Quantum Field Theory I: Tatsuma NISHIOKA

Quantum field theory is a universal language to describe a wide area in physics including particle physics, statistical physics, and condensed matter physics. We will learn here the basics of quantum field theory through free field theories and master how to evaluate various physical quantities such as scattering amplitudes.

Quantum Field Theory II: Tetsuya ONOGI

Students learn basics of field theory, including non-Abelian gauge theory, spontaneous symmetry breaking, standard model of elementary particles, and soliton.

Quantum Mechanics: Luca BAIOTTI

This course aims at teaching the basis of quantum mechanics, in order to standardize the background knowledge of students coming from different academic experiences. It will cover the mathematical formalism and fundamental physical concepts required to describe the behavior of microscopic physical systems, including equations of motion, symmetries and conservation laws, basic applications of wave-mechanics, Schroedinger equation and uncertainty principle, harmonic oscillator, theory of angular momentum and rotation group. This course has been merged with the Electrodynamics course and has become "Electrodynamics and Quantum Mechanics".

Modern Quantum Mechanics

Quantum Many-Body Systems: Emi MINAMITANI

This lecture series explores contemporary topics in the theoretical research of solid-state physics. It covers an introduction to the basics of many-body systems, density functional theory, and the recent integration of machine learning into solid-state physics. During the lectures, participants will be required to read relevant textbook chapters and research papers to enhance their understanding of the subjects discussed.

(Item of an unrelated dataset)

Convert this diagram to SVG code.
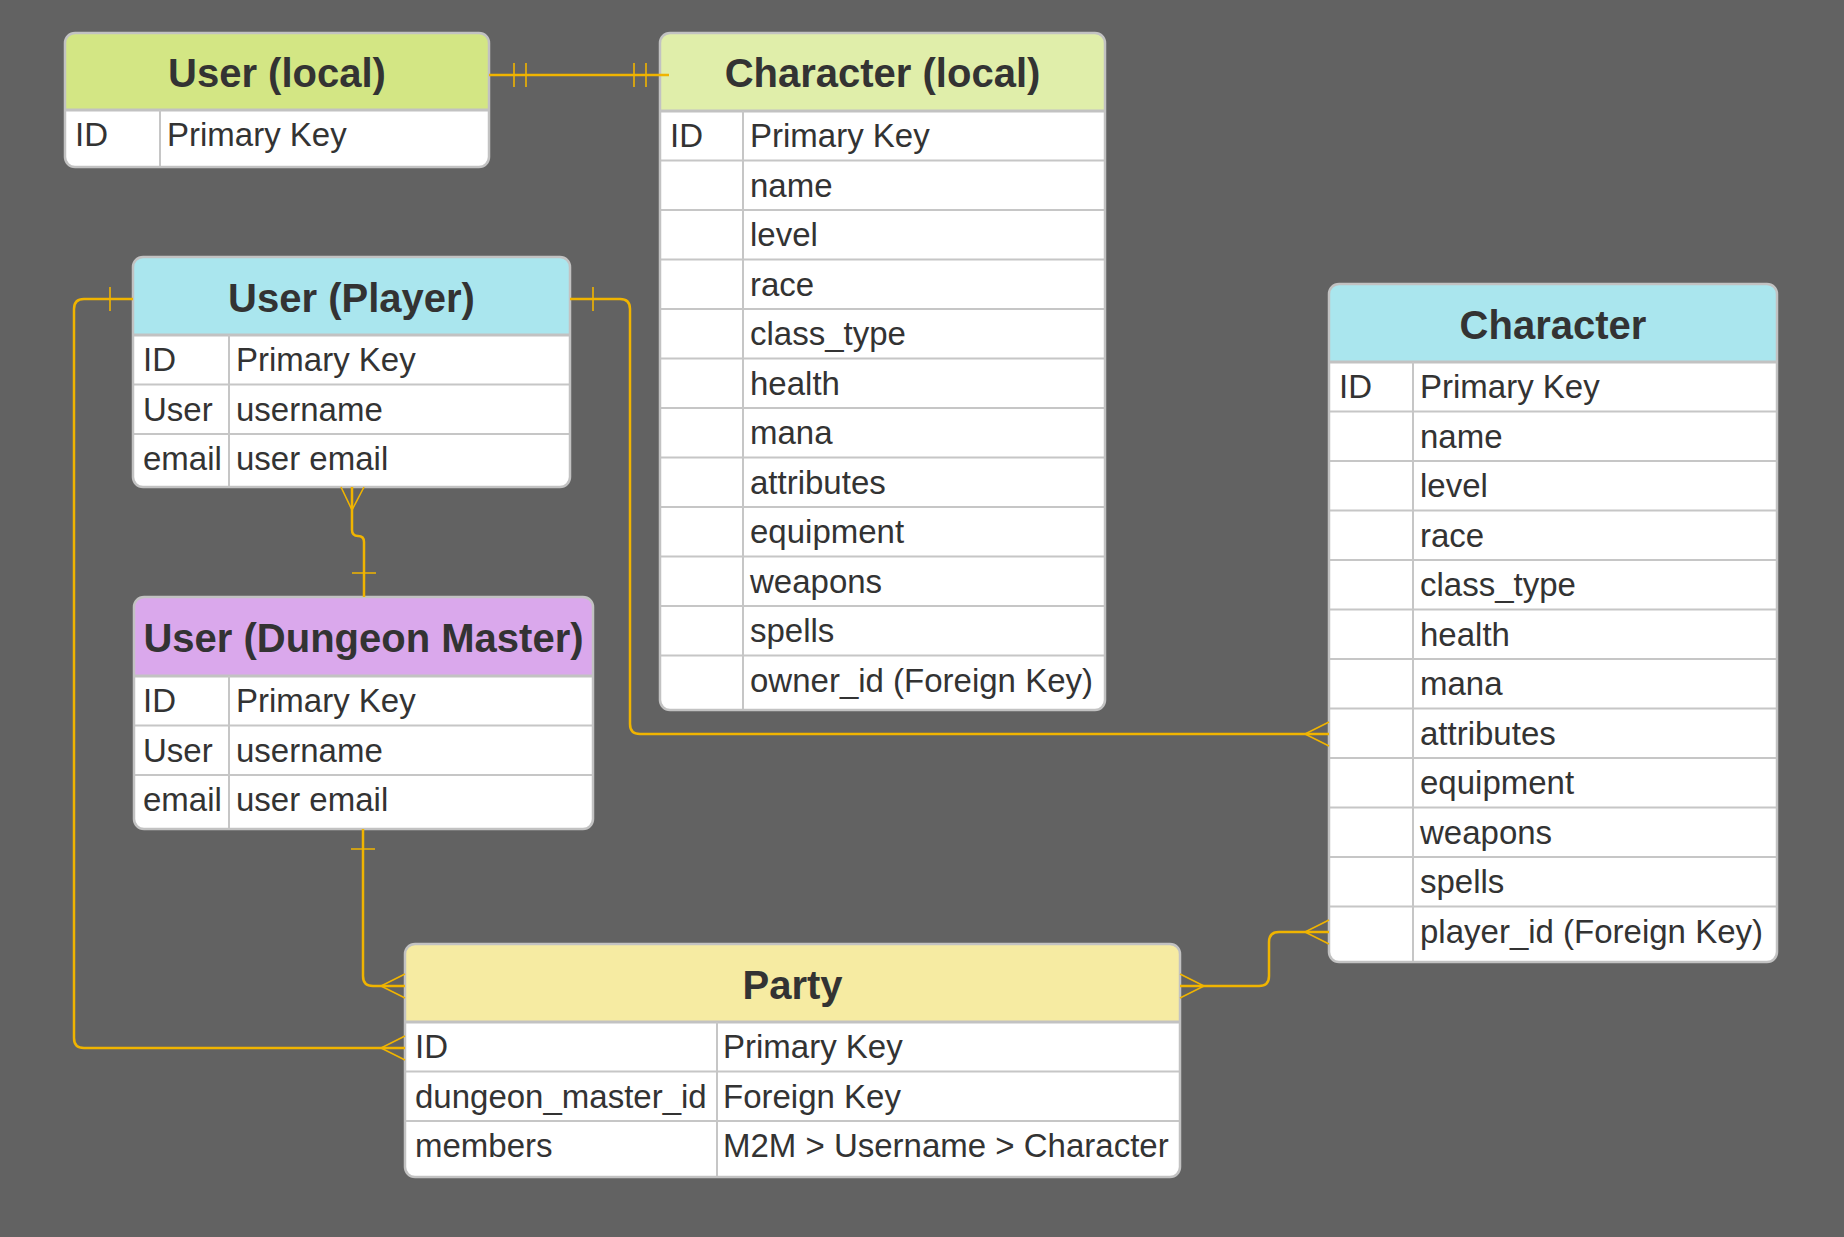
<svg xmlns="http://www.w3.org/2000/svg" width="1844" height="1237" viewBox="0 0 1844 1237">
<style>
.body{fill:#ffffff;}
.frame{fill:none;stroke:#c2c2c2;stroke-width:2.5;}
.sep{stroke:#c2c2c2;stroke-width:3;}
.row{stroke:#c6c6c6;stroke-width:2;}
.title{font-family:"Liberation Sans",Arial,sans-serif;font-size:40px;font-weight:bold;fill:#333333;text-anchor:middle;}
.cell{font-family:"Liberation Sans",Arial,sans-serif;font-size:33px;fill:#333333;}
.wire{fill:none;stroke:#f0b400;stroke-width:2.5;}
.mark{fill:none;stroke:#f0b400;stroke-width:1.6;}
</style>
<rect x="0" y="0" width="1844" height="1237" fill="#626262"/>

<g id="user-local">
<rect class="body" x="65" y="33" width="424" height="134" rx="10"/>
<path fill="#d3e684" d="M65,110 V43 A10,10 0 0 1 75,33 H479 A10,10 0 0 1 489,43 V110 Z"/>
<line class="sep" x1="65" y1="110" x2="489" y2="110"/>
<line class="row" x1="160" y1="110" x2="160" y2="167"/>
<rect class="frame" x="65" y="33" width="424" height="134" rx="10"/>
<text class="title" x="277" y="87">User (local)</text>
<text class="cell" x="75" y="146">ID</text>
<text class="cell" x="167" y="146">Primary Key</text>
</g>

<g id="character-local">
<rect class="body" x="660" y="33" width="445" height="677" rx="10"/>
<path fill="#e0eeaa" d="M660,111 V43 A10,10 0 0 1 670,33 H1095 A10,10 0 0 1 1105,43 V111 Z"/>
<line class="sep" x1="660" y1="111" x2="1105" y2="111"/>
<g class="row">
<line x1="660" y1="160.5" x2="1105" y2="160.5"/>
<line x1="660" y1="210" x2="1105" y2="210"/>
<line x1="660" y1="259.5" x2="1105" y2="259.5"/>
<line x1="660" y1="309" x2="1105" y2="309"/>
<line x1="660" y1="358.5" x2="1105" y2="358.5"/>
<line x1="660" y1="408" x2="1105" y2="408"/>
<line x1="660" y1="457.5" x2="1105" y2="457.5"/>
<line x1="660" y1="507" x2="1105" y2="507"/>
<line x1="660" y1="556.5" x2="1105" y2="556.5"/>
<line x1="660" y1="606" x2="1105" y2="606"/>
<line x1="660" y1="655.5" x2="1105" y2="655.5"/>
<line x1="743" y1="111" x2="743" y2="710"/>
</g>
<rect class="frame" x="660" y="33" width="445" height="677" rx="10"/>
<text class="title" x="882.5" y="87">Character (local)</text>
<text class="cell" x="670" y="147">ID</text>
<text class="cell" x="750" y="147">Primary Key</text>
<text class="cell" x="750" y="196.5">name</text>
<text class="cell" x="750" y="246">level</text>
<text class="cell" x="750" y="295.5">race</text>
<text class="cell" x="750" y="345">class_type</text>
<text class="cell" x="750" y="394.5">health</text>
<text class="cell" x="750" y="444">mana</text>
<text class="cell" x="750" y="493.5">attributes</text>
<text class="cell" x="750" y="543">equipment</text>
<text class="cell" x="750" y="592.5">weapons</text>
<text class="cell" x="750" y="642">spells</text>
<text class="cell" x="750" y="691.5">owner_id (Foreign Key)</text>
</g>

<g id="user-player">
<rect class="body" x="133" y="257" width="437" height="230" rx="10"/>
<path fill="#aae6ee" d="M133,335 V267 A10,10 0 0 1 143,257 H560 A10,10 0 0 1 570,267 V335 Z"/>
<line class="sep" x1="133" y1="335" x2="570" y2="335"/>
<g class="row">
<line x1="133" y1="384.5" x2="570" y2="384.5"/>
<line x1="133" y1="434" x2="570" y2="434"/>
<line x1="229" y1="335" x2="229" y2="487"/>
</g>
<rect class="frame" x="133" y="257" width="437" height="230" rx="10"/>
<text class="title" x="351.5" y="311.5">User (Player)</text>
<text class="cell" x="143" y="371">ID</text>
<text class="cell" x="236" y="371">Primary Key</text>
<text class="cell" x="143" y="420.5">User</text>
<text class="cell" x="236" y="420.5">username</text>
<text class="cell" x="143" y="470">email</text>
<text class="cell" x="236" y="470">user email</text>
</g>

<g id="user-dungeon-master">
<rect class="body" x="134" y="597" width="459" height="232" rx="10"/>
<path fill="#daa8ec" d="M134,676 V607 A10,10 0 0 1 144,597 H583 A10,10 0 0 1 593,607 V676 Z"/>
<line class="sep" x1="134" y1="676" x2="593" y2="676"/>
<g class="row">
<line x1="134" y1="725.5" x2="593" y2="725.5"/>
<line x1="134" y1="775" x2="593" y2="775"/>
<line x1="229" y1="676" x2="229" y2="829"/>
</g>
<rect class="frame" x="134" y="597" width="459" height="232" rx="10"/>
<text class="title" x="363.5" y="652">User (Dungeon Master)</text>
<text class="cell" x="143" y="712">ID</text>
<text class="cell" x="236" y="712">Primary Key</text>
<text class="cell" x="143" y="761.5">User</text>
<text class="cell" x="236" y="761.5">username</text>
<text class="cell" x="143" y="811">email</text>
<text class="cell" x="236" y="811">user email</text>
</g>

<g id="character">
<rect class="body" x="1329" y="284" width="448" height="678" rx="10"/>
<path fill="#aae6ee" d="M1329,362 V294 A10,10 0 0 1 1339,284 H1767 A10,10 0 0 1 1777,294 V362 Z"/>
<line class="sep" x1="1329" y1="362" x2="1777" y2="362"/>
<g class="row">
<line x1="1329" y1="411.5" x2="1777" y2="411.5"/>
<line x1="1329" y1="461" x2="1777" y2="461"/>
<line x1="1329" y1="510.5" x2="1777" y2="510.5"/>
<line x1="1329" y1="560" x2="1777" y2="560"/>
<line x1="1329" y1="609.5" x2="1777" y2="609.5"/>
<line x1="1329" y1="659" x2="1777" y2="659"/>
<line x1="1329" y1="708.5" x2="1777" y2="708.5"/>
<line x1="1329" y1="758" x2="1777" y2="758"/>
<line x1="1329" y1="807.5" x2="1777" y2="807.5"/>
<line x1="1329" y1="857" x2="1777" y2="857"/>
<line x1="1329" y1="906.5" x2="1777" y2="906.5"/>
<line x1="1413" y1="362" x2="1413" y2="962"/>
</g>
<rect class="frame" x="1329" y="284" width="448" height="678" rx="10"/>
<text class="title" x="1553" y="339">Character</text>
<text class="cell" x="1339" y="398">ID</text>
<text class="cell" x="1420" y="398">Primary Key</text>
<text class="cell" x="1420" y="447.5">name</text>
<text class="cell" x="1420" y="497">level</text>
<text class="cell" x="1420" y="546.5">race</text>
<text class="cell" x="1420" y="596">class_type</text>
<text class="cell" x="1420" y="645.5">health</text>
<text class="cell" x="1420" y="695">mana</text>
<text class="cell" x="1420" y="744.5">attributes</text>
<text class="cell" x="1420" y="794">equipment</text>
<text class="cell" x="1420" y="843.5">weapons</text>
<text class="cell" x="1420" y="893">spells</text>
<text class="cell" x="1420" y="942.5">player_id (Foreign Key)</text>
</g>

<g id="party">
<rect class="body" x="405" y="944" width="775" height="233" rx="10"/>
<path fill="#f6eba2" d="M405,1022 V954 A10,10 0 0 1 415,944 H1170 A10,10 0 0 1 1180,954 V1022 Z"/>
<line class="sep" x1="405" y1="1022" x2="1180" y2="1022"/>
<g class="row">
<line x1="405" y1="1071.5" x2="1180" y2="1071.5"/>
<line x1="405" y1="1121" x2="1180" y2="1121"/>
<line x1="717" y1="1022" x2="717" y2="1177"/>
</g>
<rect class="frame" x="405" y="944" width="775" height="233" rx="10"/>
<text class="title" x="792.5" y="998.5">Party</text>
<text class="cell" x="415" y="1058">ID</text>
<text class="cell" x="723" y="1058">Primary Key</text>
<text class="cell" x="415" y="1107.5">dungeon_master_id</text>
<text class="cell" x="723" y="1107.5">Foreign Key</text>
<text class="cell" x="415" y="1157">members</text>
<text class="cell" x="723" y="1157">M2M &gt; Username &gt; Character</text>
</g>

<g id="connectors">
<path class="wire" d="M489,75 H669"/>
<path class="mark" d="M514,63 V87 M526,63 V87 M634,63 V87 M646,63 V87"/>

<path class="wire" d="M133,299 H84 Q74,299 74,309 V1038 Q74,1048 84,1048 H405"/>
<path class="mark" d="M110,287 V311 M405,1036 L381,1048 L405,1060"/>

<path class="wire" d="M570,299 H620 Q630,299 630,309 V724 Q630,734 640,734 H1329"/>
<path class="mark" d="M593,287 V311 M1329,722 L1305,734 L1329,746"/>

<path class="wire" d="M352,487 V530 Q352,536 358,536 Q364,536 364,542 V597"/>
<path class="mark" d="M341,487 L352,510 L364,487 M352,573 H376"/>

<path class="wire" d="M363,829 V976 Q363,986 373,986 H405"/>
<path class="mark" d="M351,849 H375 M405,974 L381,986 L405,998"/>

<path class="wire" d="M1180,986 H1259 Q1269,986 1269,976 V942 Q1269,932 1279,932 H1329"/>
<path class="mark" d="M1180,974 L1204,986 L1180,998 M1329,920 L1305,932 L1329,944"/>
</g>
</svg>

Radiation Science in the Environment: Nori AOI, Masaomi TAKAHASHI, Michio OKADA and Atsushi HOSAKA

Students learn the roles and influences of radiation in our life from an integrated point of view of natural and human sciences. The course study provides the basics of physics, chemistry, biology and sociology necessary for this goal. After learning these in ordinary lectures, students will visit Fukushima, including the damaged power plant. They experience laboratory study for measuring radiation by using actual samples. They also discuss the problems of radiation with local people.

Solid State Theory: Kazuhiko KUROKI

This course aims at giving an introduction to many-body theory of interacting electron systems. Diagrammatic techiques are introduced to evaluate the thermodynamic potentials as well as the Green function in a perturbational manner. Applications to systems such as the electron gas are also provided.

Synchrotron Radiation Spectroscopy: Shin-ichi KIMURA

Synchrotron radiation (SR) is a powerful light source in the energy/wavelength region from infrared to X-ray. Nowadays, SR is widely used to obtain the microscopic information of electronic and crystal structures of not only condensed-matters but also biological materials. The technology of SR beamlines and analysis methods is ever-progressing. The goal of this course is to understand the methods of SR spectroscopy and to give an overview of recent topics in SR.

Theoretical Particle Physics: Shinya KANEMURA

First physics of spontaneous symmetry breaking, electroweak gauge theory and the Higgs mechanism are studied. We then learn the standard model and related physics. Finally, some ideas solving the problems beyond the standard model, such as baryon asymmetry of the universe, neutrino oscillation and origin of dark matter, will be discussed.